Nicole was browsing the internet when a pop-up message appeared on her screen informing her that she had won a holiday to the Bahamas. To claim her prize she would have to call the number listed within three minutes. Nicole immediately called the number. A female voice with an American accent answered the call and told Nicole in an excited voice that she’d won the holiday.
‘The woman who answered the phone spoke very quickly and I was quite excited about the prospect of a holiday. When she asked me if I accepted the holiday, I immediately said “yes”. I was very excited and my adrenaline was right up,’ Nicole explained.
The woman mentioned some figures that didn’t seem to have any connection to the holiday prize, and asked Nicole for her credit card details. It wasn’t until she asked for these details that Nicole began to suspect that she had not really won an all-expenses-paid holiday package. After the woman had taken Nicole’s credit card details, she told Nicole that she was ‘locked in’ to buying the holiday.
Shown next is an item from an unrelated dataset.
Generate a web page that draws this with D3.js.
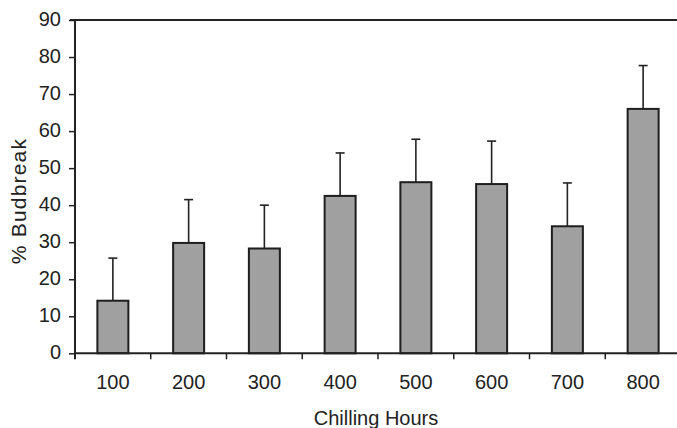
<!DOCTYPE html>
<html>
<head>
<meta charset="utf-8">
<script src="https://cdn.jsdelivr.net/npm/d3@7"></script>
<style>
  body { margin: 0; background: #fff; }
  text { font-family: "Liberation Sans", Arial, sans-serif; fill: #222; }
</style>
</head>
<body>
<svg id="chart" width="677" height="428"></svg>
<script>
const hours = ['100', '200', '300', '400', '500', '600', '700', '800'];
const budbreak = [14.2, 29.8, 28.3, 42.5, 46.2, 45.7, 34.3, 66.0];
const errTop = [25.7, 41.5, 40.0, 54.1, 57.8, 57.3, 46.0, 77.7];
const yTicks = [0, 10, 20, 30, 40, 50, 60, 70, 80, 90];

const svg = d3.select('#chart');
const plotLeft = 75, plotRight = 681, plotTop = 20, plotBottom = 353.3;

const x = d3.scaleBand().domain(hours).range([plotLeft, plotRight]).paddingInner(0).paddingOuter(0);
const y = d3.scaleLinear().domain([0, 90]).range([plotBottom, plotTop]);

// top frame line
svg.append('line')
  .attr('x1', plotLeft - 5).attr('x2', 677)
  .attr('y1', y(90)).attr('y2', y(90))
  .attr('stroke', '#222').attr('stroke-width', 2);

// bars
const barW = 31;
svg.append('g')
  .selectAll('rect')
  .data(budbreak)
  .join('rect')
  .attr('x', (d, i) => x(hours[i]) + x.bandwidth() / 2 - barW / 2)
  .attr('y', d => y(d))
  .attr('width', barW)
  .attr('height', d => y(0) - y(d))
  .attr('fill', '#a0a0a0')
  .attr('stroke', '#1e1e1e')
  .attr('stroke-width', 2);

// error bars (upper only)
const err = svg.append('g').attr('stroke', '#222').attr('stroke-width', 1.6);
err.selectAll('line.stem')
  .data(errTop)
  .join('line')
  .attr('class', 'stem')
  .attr('x1', (d, i) => x(hours[i]) + x.bandwidth() / 2)
  .attr('x2', (d, i) => x(hours[i]) + x.bandwidth() / 2)
  .attr('y1', (d, i) => y(budbreak[i]))
  .attr('y2', d => y(d));
err.selectAll('line.cap')
  .data(errTop)
  .join('line')
  .attr('class', 'cap')
  .attr('x1', (d, i) => x(hours[i]) + x.bandwidth() / 2 - 4.5)
  .attr('x2', (d, i) => x(hours[i]) + x.bandwidth() / 2 + 4.5)
  .attr('y1', d => y(d))
  .attr('y2', d => y(d));

// y axis
const yAxis = svg.append('g')
  .attr('transform', `translate(${plotLeft},0)`)
  .call(d3.axisLeft(y).tickValues(yTicks).tickSize(6).tickPadding(8));
yAxis.select('.domain').remove();
yAxis.append('line')
  .attr('y1', y(90)).attr('y2', plotBottom + 6)
  .attr('stroke', '#222').attr('stroke-width', 2);
yAxis.selectAll('.tick line').attr('stroke', '#222').attr('stroke-width', 1.5);
yAxis.selectAll('.tick text')
  .style('font-size', '20px')
  .attr('fill', '#222')
  .attr('dy', '0.28em');

// x axis
const xAxis = svg.append('g').attr('transform', `translate(0,${plotBottom})`);
xAxis.append('line')
  .attr('x1', plotLeft).attr('x2', 677)
  .attr('stroke', '#222').attr('stroke-width', 2);
xAxis.selectAll('line.tick')
  .data(hours.slice(1))
  .join('line')
  .attr('class', 'tick')
  .attr('x1', d => x(d)).attr('x2', d => x(d))
  .attr('y1', 0).attr('y2', 6)
  .attr('stroke', '#222').attr('stroke-width', 1.5);
xAxis.selectAll('text')
  .data(hours)
  .join('text')
  .attr('x', d => x(d) + x.bandwidth() / 2)
  .attr('y', 36)
  .attr('text-anchor', 'middle')
  .style('font-size', '20px')
  .text(d => d);

// axis titles
svg.append('text')
  .attr('x', 376)
  .attr('y', 425)
  .attr('text-anchor', 'middle')
  .style('font-size', '20px')
  .text('Chilling Hours');

svg.append('text')
  .attr('transform', 'translate(26,201) rotate(-90)')
  .attr('text-anchor', 'middle')
  .style('font-size', '21px')
  .style('letter-spacing', '1.2px')
  .text('% Budbreak');
</script>
</body>
</html>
Do not send any money or give any payment details to claim a prize or lottery winnings.
Nicole panicked when she heard the term ‘locked in’ as she and her husband are both students. Once she realised that part of the holiday cost had been charged to her credit card, Nicole asked to withdraw but the woman on the phone refused. Eventually, Nicole spoke to a manager who also refused to let Nicole cancel the agreement to purchase the holiday package.
Nicole said that by this stage ‘I was almost crying and I was very upset’. Nicole was told that if she didn’t calm down they wouldn’t help her at all. After this, the manager said, ‘We’ll take the amount you have to pay down from $680 to $350 (US) and you can try and sell the holiday to someone else.’
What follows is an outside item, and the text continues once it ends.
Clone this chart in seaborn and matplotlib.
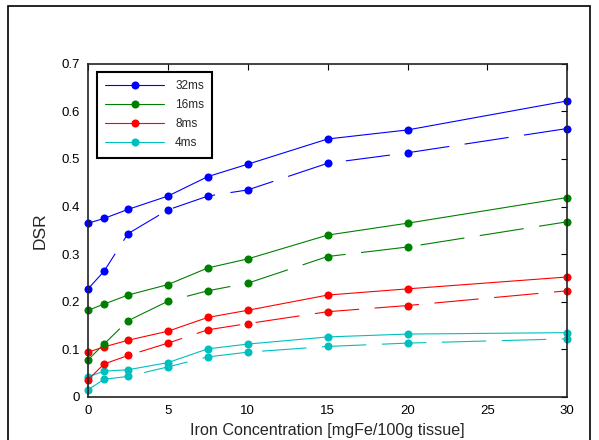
import matplotlib
matplotlib.use("Agg")
import matplotlib.pyplot as plt
import seaborn as sns
from matplotlib.patches import Rectangle
from matplotlib.ticker import FuncFormatter

# iron concentration [mgFe/100g tissue]
iron = [0, 1, 2.5, 5, 7.5, 10, 15, 20, 30]

# solid curves
dsr_32 = [0.365, 0.375, 0.394, 0.422, 0.463, 0.489, 0.542, 0.561, 0.622]
dsr_16 = [0.182, 0.195, 0.214, 0.236, 0.271, 0.290, 0.340, 0.365, 0.419]
dsr_8 = [0.094, 0.105, 0.119, 0.138, 0.167, 0.182, 0.214, 0.227, 0.252]
dsr_4 = [0.042, 0.054, 0.057, 0.072, 0.101, 0.111, 0.126, 0.132, 0.135]

# dashed curves
dsr_32b = [0.227, 0.264, 0.343, 0.393, 0.422, 0.435, 0.491, 0.513, 0.564]
dsr_16b = [0.078, 0.111, 0.160, 0.201, 0.223, 0.239, 0.295, 0.315, 0.368]
dsr_8b = [0.036, 0.069, 0.087, 0.113, 0.141, 0.154, 0.179, 0.192, 0.223]
dsr_4b = [0.015, 0.037, 0.043, 0.063, 0.084, 0.094, 0.106, 0.113, 0.122]

labels = ["32ms", "16ms", "8ms", "4ms"]
colors = ["#0000ff", "#008000", "#ff0000", "#00bfbf"]
solid = [dsr_32, dsr_16, dsr_8, dsr_4]
dashed = [dsr_32b, dsr_16b, dsr_8b, dsr_4b]

sns.set_style("white")
plt.rcParams["font.family"] = ["Liberation Sans", "DejaVu Sans"]

fig = plt.figure(figsize=(5.99, 4.4), dpi=100)
ax = fig.add_axes([0.147, 0.098, 0.800, 0.757])

for ys, lab, c in zip(solid, labels, colors):
    sns.lineplot(x=iron, y=ys, ax=ax, color=c, marker="o", markersize=5.8,
                 markeredgewidth=0, linewidth=0.8, label=lab, clip_on=False)
for ys, c in zip(dashed, colors):
    sns.lineplot(x=iron, y=ys, ax=ax, color=c, marker="o", markersize=5.8,
                 markeredgewidth=0, linewidth=0.8, linestyle=(0, (40, 14)),
                 clip_on=False)

ax.set_xlim(0, 30)
ax.set_ylim(0, 0.7)
ax.set_xticks([0, 5, 10, 15, 20, 25, 30])
ax.set_yticks([0, 0.1, 0.2, 0.3, 0.4, 0.5, 0.6, 0.7])
ax.yaxis.set_major_formatter(FuncFormatter(lambda v, p: "0" if v == 0 else f"{v:.1f}"))
ax.tick_params(direction="in", length=4, width=0.8, top=True, right=True,
               labelsize=9.5, colors="black", pad=6)
for s in ax.spines.values():
    s.set_linewidth(1.2)
    s.set_color("#222222")

ax.set_xlabel("Iron Concentration [mgFe/100g tissue]", fontsize=11.6, labelpad=4)
ax.set_ylabel("DSR", fontsize=12.5, labelpad=10)

leg = ax.legend(loc="upper left", bbox_to_anchor=(0.019, 0.976), borderaxespad=0,
                fontsize=8.5, handlelength=5.0, handletextpad=0.9, borderpad=0.7,
                labelspacing=0.6, fancybox=False, framealpha=1,
                edgecolor="black")
leg.get_frame().set_linewidth(1.5)

# outer figure border
fig.patches.append(Rectangle((8 / 599, -0.05), 582 / 599, 1.036, transform=fig.transFigure,
                             fill=False, edgecolor="black", linewidth=1.2, clip_on=False))

fig.savefig("out.png", dpi=100, facecolor="white")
The manager also told Nicole that she had to listen to a recording of the company’s terms and conditions and confirm that she understood and agreed to them. Nicole was still upset and asked if she could wait until her husband was there before she listened or agreed to anything. However, the manager told Nicole that if she hung up the phone, she would have to pay $1,000 (US) and she would be charged double if she made a complaint. Nicole reluctantly agreed to listen to the recorded terms and conditions.
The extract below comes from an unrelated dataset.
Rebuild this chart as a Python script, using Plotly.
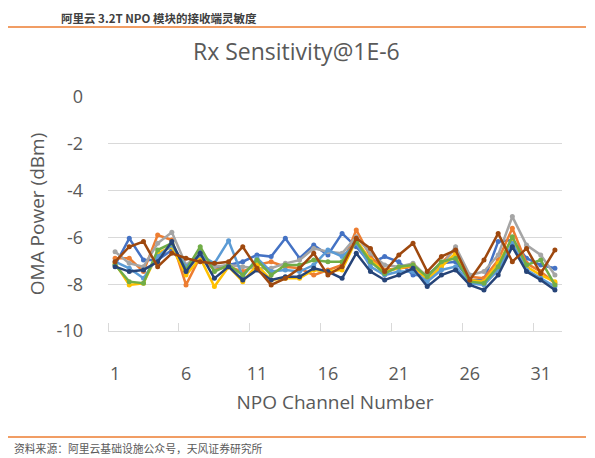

‘I agreed to the terms and conditions even though I was too upset to understand what they were really saying.’
The company selling the holiday used high pressure tactics to force Nicole into a transaction she didn’t really understand. Nicole said that ‘it was abuse, full tilt abuse. They were so rude to me.’
After Nicole got off the phone with the holiday people, she contacted her bank and cancelled her credit card and the bank said they would do their best to get the money back.
‘My husband spent hours on the internet looking for these people and trying to contact them. Eventually we made contact and the person from the company was extremely apologetic and promised a full refund,’ Nicole said. However, the next day when they contacted Nicole again, they gave her a false telephone number.
Even though Nicole’s bank managed to get her money back, this scam caused Nicole and her husband a lot of stress and inconvenience.
*The story above is based on one or more real scam reports received by the ACCC. For privacy purposes the names and images of victims have not been used.